◆ **THE EXERCISE**
Set the listing down unchanged, minus every embedded image.

***

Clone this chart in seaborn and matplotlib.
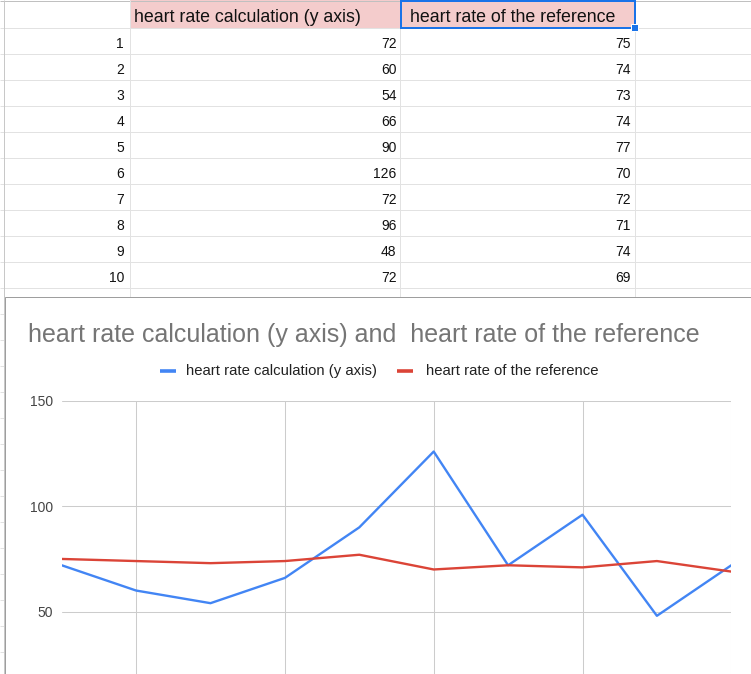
import numpy as np
import pandas as pd
import seaborn as sns
import matplotlib
matplotlib.use("Agg")
import matplotlib.pyplot as plt
from matplotlib.lines import Line2D
from matplotlib.patches import Rectangle

# ---------------- data ----------------
sample = [1, 2, 3, 4, 5, 6, 7, 8, 9, 10]
calc_hr = [72, 60, 54, 66, 90, 126, 72, 96, 48, 72]
ref_hr = [75, 74, 73, 74, 77, 70, 72, 71, 74, 69]
col_headers = ["heart rate calculation (y axis)", "heart rate of the reference"]
chart_title = "heart rate calculation (y axis) and  heart rate of the reference"
y_ticks = [50, 100, 150]
x_grid = [2, 4, 6, 8, 10]

BLUE = "#4285f4"
RED = "#db4437"

sns.set_theme(style="white")
plt.rcParams["font.family"] = ["Liberation Sans", "DejaVu Sans"]

W, H = 751, 674
fig = plt.figure(figsize=(W / 100, H / 100), dpi=100)
PX = 0.72  # points per pixel


def fx(x):
    return x / W


def fy(y):
    return 1 - y / H


def line(xs, ys, color, lw=1.0, z=2):
    fig.add_artist(Line2D([fx(v) for v in xs], [fy(v) for v in ys], color=color,
                          lw=lw * PX, transform=fig.transFigure, zorder=z,
                          solid_capstyle="butt"))


def rect(x0, y0, x1, y1, fc, ec="none", lw=1.0, z=1):
    fig.add_artist(Rectangle((fx(x0), fy(y1)), fx(x1) - fx(x0), (y1 - y0) / H,
                             facecolor=fc, edgecolor=ec, lw=lw * PX,
                             transform=fig.transFigure, zorder=z))


# ---------------- spreadsheet ----------------
GRID = "#e2e2e2"
rect(130, 0, 635, 28, "#f4cccc", z=1)
line([0, W], [0.5, 0.5], "#c0c0c0", 1, z=2)
row_top = 28
row_h = 26
for k in range(0, 26):
    y = row_top + k * row_h
    line([0, W], [y, y], GRID, 1, z=2)
for x in [130, 400, 635]:
    line([x, x], [0, H], GRID, 1, z=2)
line([3.5, 3.5], [0, H], "#c8c8c8", 1, z=2)

# header texts
fig.text(fx(134), fy(21.7), col_headers[0], fontsize=12.8, color="#111111",
         ha="left", va="baseline", zorder=3)
fig.text(fx(410), fy(21.7), col_headers[1], fontsize=12.8, color="#111111",
         ha="left", va="baseline", zorder=3)
# selected cell border
rect(400.5, 1.5, 634.5, 28, "none", ec="#1a73e8", lw=2, z=3)
rect(631, 24, 638, 31, "#1a73e8", ec="white", lw=1, z=4)

for i, (s, a, b) in enumerate(zip(sample, calc_hr, ref_hr)):
    yb = row_top + i * row_h + 19.7
    fig.text(fx(124), fy(yb), str(s), fontsize=10, color="#111111",
             ha="right", va="baseline", zorder=3)
    fig.text(fx(396.5), fy(yb), str(a), fontsize=10, color="#111111",
             ha="right", va="baseline", zorder=3)
    fig.text(fx(631), fy(yb), str(b), fontsize=10, color="#111111",
             ha="right", va="baseline", zorder=3)

# ---------------- chart ----------------
rect(4.5, 296.5, 770, 700, "white", ec="#9e9e9e", lw=1, z=5)
fig.text(fx(28), fy(341.7), chart_title, fontsize=18, color="#757575",
         ha="left", va="baseline", zorder=6)

# legend
line([160, 176], [370.8, 370.8], BLUE, 3.6, z=6)
fig.text(fx(186), fy(375), col_headers[0], fontsize=10.7, color="#222222",
         ha="left", va="baseline", zorder=6)
line([397, 413], [370.8, 370.8], RED, 3.6, z=6)
fig.text(fx(426), fy(375), col_headers[1], fontsize=10.7, color="#222222",
         ha="left", va="baseline", zorder=6)

ax_l, ax_r, ax_t, ax_b = 61.7, 731.3, 401.0, 716.9
ax = fig.add_axes([fx(ax_l), (H - ax_b) / H, (ax_r - ax_l) / W, (ax_b - ax_t) / H])
ax.set_zorder(10)
ax.patch.set_alpha(0)

df = pd.DataFrame({"sample": sample, "calc": calc_hr, "ref": ref_hr})
sns.lineplot(data=df, x="sample", y="calc", ax=ax, color=BLUE, lw=1.7)
sns.lineplot(data=df, x="sample", y="ref", ax=ax, color=RED, lw=1.7)

ax.set_xlim(1, 10)
ax.set_ylim(0, 150)
ax.set_xticks(x_grid)
ax.set_xticklabels([])
ax.set_yticks(y_ticks)
ax.set_yticklabels([str(v) for v in y_ticks])
ax.grid(True, color="#cccccc", lw=0.75)
ax.set_axisbelow(True)
for sp in ax.spines.values():
    sp.set_visible(False)
ax.tick_params(length=0, labelsize=10, labelcolor="#444444", pad=6.3)
ax.set_xlabel("")
ax.set_ylabel("")

fig.savefig("out.png", dpi=100)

***

◆ **ANSWER TO THIS TASK**
Clone this chart in seaborn and matplotlib.
import numpy as np
import pandas as pd
import seaborn as sns
import matplotlib
matplotlib.use("Agg")
import matplotlib.pyplot as plt
from matplotlib.lines import Line2D
from matplotlib.patches import Rectangle

# ---------------- data ----------------
sample = [1, 2, 3, 4, 5, 6, 7, 8, 9, 10]
calc_hr = [72, 60, 54, 66, 90, 126, 72, 96, 48, 72]
ref_hr = [75, 74, 73, 74, 77, 70, 72, 71, 74, 69]
col_headers = ["heart rate calculation (y axis)", "heart rate of the reference"]
chart_title = "heart rate calculation (y axis) and  heart rate of the reference"
y_ticks = [50, 100, 150]
x_grid = [2, 4, 6, 8, 10]

BLUE = "#4285f4"
RED = "#db4437"

sns.set_theme(style="white")
plt.rcParams["font.family"] = ["Liberation Sans", "DejaVu Sans"]

W, H = 751, 674
fig = plt.figure(figsize=(W / 100, H / 100), dpi=100)
PX = 0.72  # points per pixel


def fx(x):
    return x / W


def fy(y):
    return 1 - y / H


def line(xs, ys, color, lw=1.0, z=2):
    fig.add_artist(Line2D([fx(v) for v in xs], [fy(v) for v in ys], color=color,
                          lw=lw * PX, transform=fig.transFigure, zorder=z,
                          solid_capstyle="butt"))


def rect(x0, y0, x1, y1, fc, ec="none", lw=1.0, z=1):
    fig.add_artist(Rectangle((fx(x0), fy(y1)), fx(x1) - fx(x0), (y1 - y0) / H,
                             facecolor=fc, edgecolor=ec, lw=lw * PX,
                             transform=fig.transFigure, zorder=z))


# ---------------- spreadsheet ----------------
GRID = "#e2e2e2"
rect(130, 0, 635, 28, "#f4cccc", z=1)
line([0, W], [0.5, 0.5], "#c0c0c0", 1, z=2)
row_top = 28
row_h = 26
for k in range(0, 26):
    y = row_top + k * row_h
    line([0, W], [y, y], GRID, 1, z=2)
for x in [130, 400, 635]:
    line([x, x], [0, H], GRID, 1, z=2)
line([3.5, 3.5], [0, H], "#c8c8c8", 1, z=2)

# header texts
fig.text(fx(134), fy(21.7), col_headers[0], fontsize=12.8, color="#111111",
         ha="left", va="baseline", zorder=3)
fig.text(fx(410), fy(21.7), col_headers[1], fontsize=12.8, color="#111111",
         ha="left", va="baseline", zorder=3)
# selected cell border
rect(400.5, 1.5, 634.5, 28, "none", ec="#1a73e8", lw=2, z=3)
rect(631, 24, 638, 31, "#1a73e8", ec="white", lw=1, z=4)

for i, (s, a, b) in enumerate(zip(sample, calc_hr, ref_hr)):
    yb = row_top + i * row_h + 19.7
    fig.text(fx(124), fy(yb), str(s), fontsize=10, color="#111111",
             ha="right", va="baseline", zorder=3)
    fig.text(fx(396.5), fy(yb), str(a), fontsize=10, color="#111111",
             ha="right", va="baseline", zorder=3)
    fig.text(fx(631), fy(yb), str(b), fontsize=10, color="#111111",
             ha="right", va="baseline", zorder=3)

# ---------------- chart ----------------
rect(4.5, 296.5, 770, 700, "white", ec="#9e9e9e", lw=1, z=5)
fig.text(fx(28), fy(341.7), chart_title, fontsize=18, color="#757575",
         ha="left", va="baseline", zorder=6)

# legend
line([160, 176], [370.8, 370.8], BLUE, 3.6, z=6)
fig.text(fx(186), fy(375), col_headers[0], fontsize=10.7, color="#222222",
         ha="left", va="baseline", zorder=6)
line([397, 413], [370.8, 370.8], RED, 3.6, z=6)
fig.text(fx(426), fy(375), col_headers[1], fontsize=10.7, color="#222222",
         ha="left", va="baseline", zorder=6)

ax_l, ax_r, ax_t, ax_b = 61.7, 731.3, 401.0, 716.9
ax = fig.add_axes([fx(ax_l), (H - ax_b) / H, (ax_r - ax_l) / W, (ax_b - ax_t) / H])
ax.set_zorder(10)
ax.patch.set_alpha(0)

df = pd.DataFrame({"sample": sample, "calc": calc_hr, "ref": ref_hr})
sns.lineplot(data=df, x="sample", y="calc", ax=ax, color=BLUE, lw=1.7)
sns.lineplot(data=df, x="sample", y="ref", ax=ax, color=RED, lw=1.7)

ax.set_xlim(1, 10)
ax.set_ylim(0, 150)
ax.set_xticks(x_grid)
ax.set_xticklabels([])
ax.set_yticks(y_ticks)
ax.set_yticklabels([str(v) for v in y_ticks])
ax.grid(True, color="#cccccc", lw=0.75)
ax.set_axisbelow(True)
for sp in ax.spines.values():
    sp.set_visible(False)
ax.tick_params(length=0, labelsize=10, labelcolor="#444444", pad=6.3)
ax.set_xlabel("")
ax.set_ylabel("")

fig.savefig("out.png", dpi=100)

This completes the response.